BOSTON – The St. Louis Blues spent the final two periods of Game 1 getting bullied, physically and on the scoreboard, by the Boston Bruins. Now, if the Blues hope to bounce back and play a more consistent Game 2, they’ll have to do it shorthanded.
Defenseman Vince Dunn (upper-body) always seemed like a long shot to play Wednesday, and coach Craig Berube confirmed Dunn’s absence after the morning skate. It wasn’t a surprise but still hurts, as Dunn brings quick puck-moving acumen, which would be useful to counter the Bruins’ aggressive forecheck. The day’s big piece of news, however, was the surprise scratching of right winger Robert Thomas with an undisclosed injury. Berube confirmed Thomas is out for Game 2. The natural question to ask immediately: was the injury the result of the monstrous hit Thomas took from Bruins defenseman Torey Krug in Game 1?

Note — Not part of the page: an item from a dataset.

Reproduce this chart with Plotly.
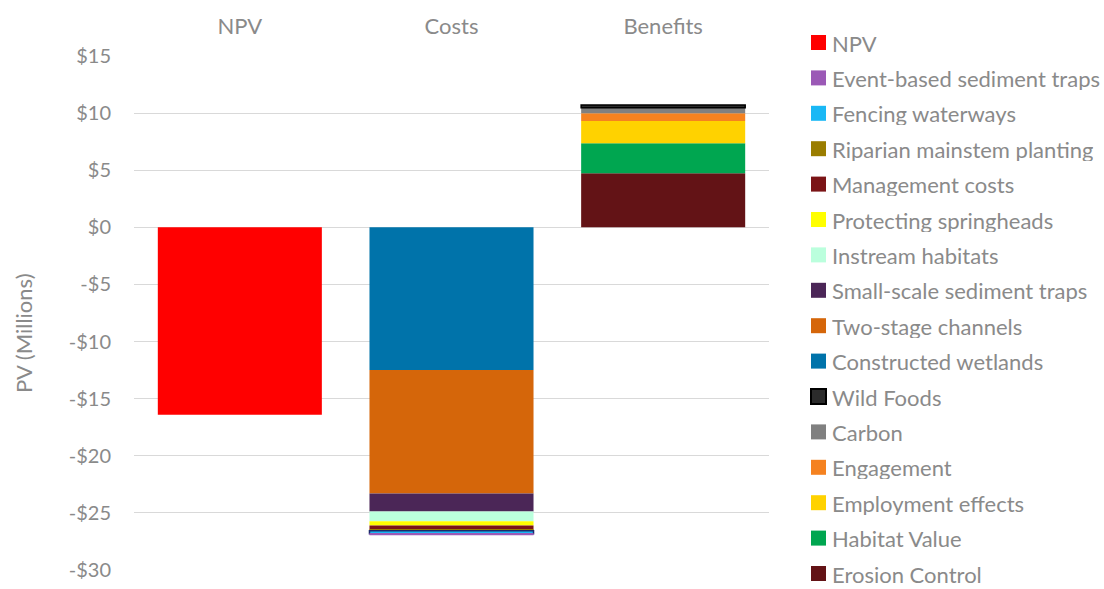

“No, nothing to do with the hit,” Berube said.
The collision couldn’t have helped things, but Thomas had been nursing some malady before Game 1. Berube said he made the decision on the off day Tuesday that Thomas wouldn’t play and confirmed that the decision was injury-based, not merit-based. Taking him out creates a hole on the third line alongside Patrick Maroon and Tyler Bozak.
“It’s a change for sure, but these guys are veteran players, they’ve been around a long time, so they’ll be fine,” Berube said. “It’s just going to be a different look for them, that’s all.”
So who slides in? Berube wouldn’t show his hand Wednesday afternoon, but the expected replacement is “game-time decision” Robby Fabbri, who will bring some speed, feistiness and dynamic puck skills to the lineup if called upon.
“He’s a tenacious player,” Berube said. “He’s quick. He gets on the puck. He’s a competitive kid. He’s got the ability to score goals. We’ve seen that in the past from him. So those are the types of things we’ll look for if he’s in.”
The hope would be that Fabbri provides a spark to what was a strong forecheck in Game 1’s first period 1 but disappeared once the Bruins scored their first goal in the second period. At 5-on-5, the Blues generated 68.4 percent of the shot attempts in period 1. In the second and third, their slices of the possession pie were 22.2 percent and 42.9 percent, respectively.
“When we forecheck, we’re doing it really good and winning the puck back and getting some offensive time,” said center Oskar Sundqvist Wednesday.
Now, we find out if the Blues can shake off the panic that seemed to afflict them in the second half of Game 1 and took away that strong forecheck. Maybe a fresh body in the lineup will inject them with fresh resolve.